Selasa, 27 Januari 2015

Menuju Bahagia

Dik, apa itu kebahagiaan?

Sebab hingga habis umur kita, dan lelah tubuh kita, sepertinya kita memang terus hidup untuk mengejarnya. Maka sebelum terlalu jauh kita melangkah mencari, bagaimana jika kita mulai untuk menemukan pengertiannya dahulu. Agar tidak salah langkah kita, dan tidak terbuang waktu kita.

Kita terkadang memaknai bahagia sebagai sesuatu yang indah-indah saja, atau saat kita mampu mengecap yang nikmat-nikmat saja. Padahal seringkali, tidak seperti itu, Dik. Sebab kebahagiaan itu, terkadang menyempil di antara hal yang lain yang bertolak belakang dengannya.

Pernahkah kau melihat seorang wanita seba’da ia melahirkan anaknya? Proses yang ia jalani itu, bukankah teramat berat? Kita belum berhitung perihal sembilan bulan yang ia jalani sebelumnya. Yang konon tidak menyisakan ruang tanpa lelah. Baik saat berdiri, tidur, pun saat berbaring. Seperti membawa beban yang semakin hari semakin memberatkan, yang tentu tak mungkin untuk diletakkan barang sebentar saja. Belum lagi segala mual, muntah, dan perasaan tak enak lainnya yang datang bersama dengan masa kehamilan itu. Lalu berlanjut dengan proses melahirkan. Mari kita bayangkan saja kejadian itu, Dik. Bayangkan betapa beratnya. Saat seorang manusia seolah harus menanggalkan sisi manusiawinya yang tak suka dengan rasa sakit dan derita. Ia berdiri dengan satu kaki begitu dekat dengan ajal dan kaki lainnya berpijak pada kehidupan. Seperti dibetot seluruh urat hingga rasa sakit pun memuncak. Tersobeklah kulit, tertumpahlah darah, terangkailah semua rasa perih yang bercampur peluh dan air mata. Namun perhatikanlah setelah itu, Dik.

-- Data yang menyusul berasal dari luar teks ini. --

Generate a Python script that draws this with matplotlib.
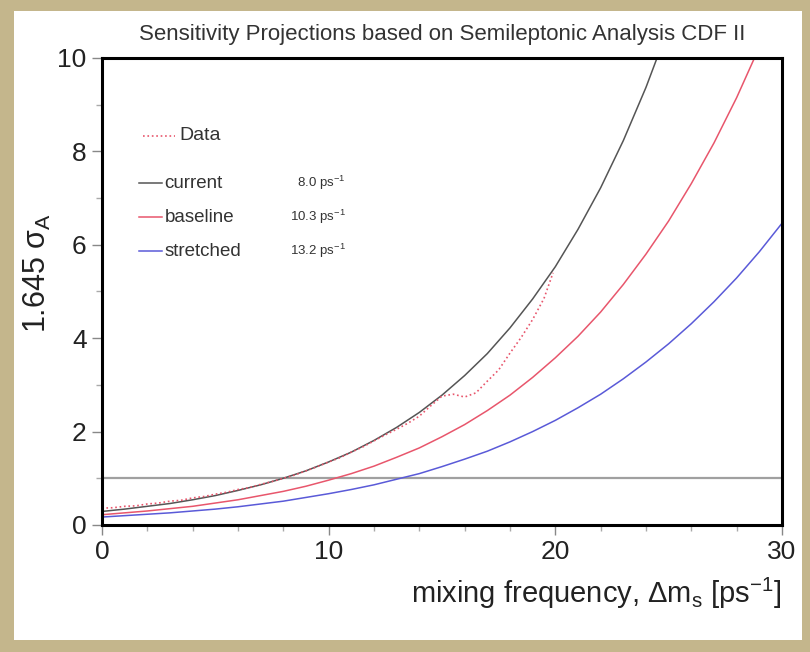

Saat suara tangis dari seorang manusia kecil pecah di tengah keheningan yang menegangkan sebelumnya. Mari kita mengarahkan pandang pada wajah sang wanita yang baru saja menunaikan tugas pertamanya sebagai ibunda. Tangis tadi kini berganti dengan senyuman. Mungkin perih itu masih ada, namun tetap ia memeluk erat buah hatinya dengan bahagia. Ya, dengan bahagia. Bahkan meski masa selanjutnya bukannya tak sesulit mengandung dan melahirkan. Namun sang ibu akan selalu bahagia dengan kehadiran buah hatinya.

Lalu mari kita menengok pada orang-orang terdahulu yang shalih itu. Pada para shahabat Rasul yang ridha kepada Allah dan Allah ridha kepada mereka. Kita mengenang beberapa nama yang telah meninggal sebelum peristiwa hijrah. Mereka yang tidak sempat merasakan bangkitnya kaum muslimin pada masa setelahnya. Mereka meregang nyawa dengan didera berbagai siksaan. Mereka mempertahankan keyakinannya dengan menanggung rasa sakit hingga menemui syahid. Sungguh terlihat begitu sedih dan memiriskan. Namun, apakah demikian adanya, Dik? Apakah kita kemudian tidak patut cemburu pada apa yang dijanjikan kepada mereka? Adalah surga yang mengalir sungai-sungai di bawahnya. Itulah yang mereka kejar dan cari dengan mengorbankan semua yang bisa mereka korbankan. Ya, mereka mengejar kebahagiaan yang tiada lagi akhirnya.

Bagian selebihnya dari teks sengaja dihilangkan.